#3.0 dm^3# of sulfur dioxide is reacted with #2.0 dm3# of oxygen according to the equation below. #(2SO_2)_(g) + (O_2)_(g) → (2SO_3)_(g)# What volume of sulfur trioxide (in #dm^3# ) is formed?

Assume the reaction goes to completion and all gases are measured at the same temperature and pressure.

1 Answer
Jun 8, 2018

Consider,

#2SO_2(g) + O_2(g) to 2SO_3(g)#

Given,

#2.0"dm"^3 * (1.43"g")/"dm"^3 * "mol"/(32"g") approx 8.94*10^-2"mol"# of #O_2#, and

#3.0"dm"^3 * (2.62"g")/"dm"^3 * "mol"/(64.1"g") approx 0.123"mol"# of #SO_2#

Alternatively you could use the ideal gas law to derive the moles, but I used density because I could look them up (on an exam the former is probably your method of choice).
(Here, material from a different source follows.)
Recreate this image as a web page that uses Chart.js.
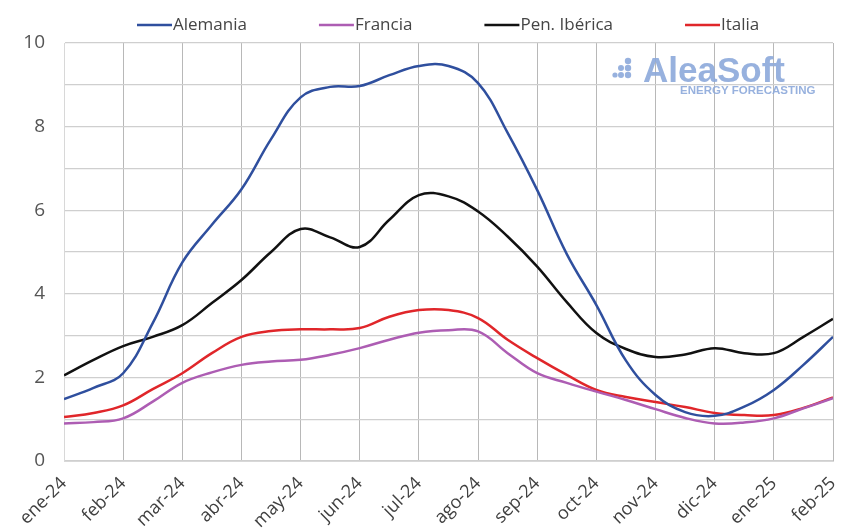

From the preceding data, we can conclude that #SO_2# is the limiting reactant. We need twice as much, according to the stoichiometry, and dividing it by two gives us #n_(SO_2) < n_(O_2)#. Hence,

#0.123"mol" * (2SO_3)/(2SO_2) * (80.1"g")/"mol" * "dm"^3/(2.62"g") approx 3.76"dm"^3# of #SO_3#

would ideally be produced.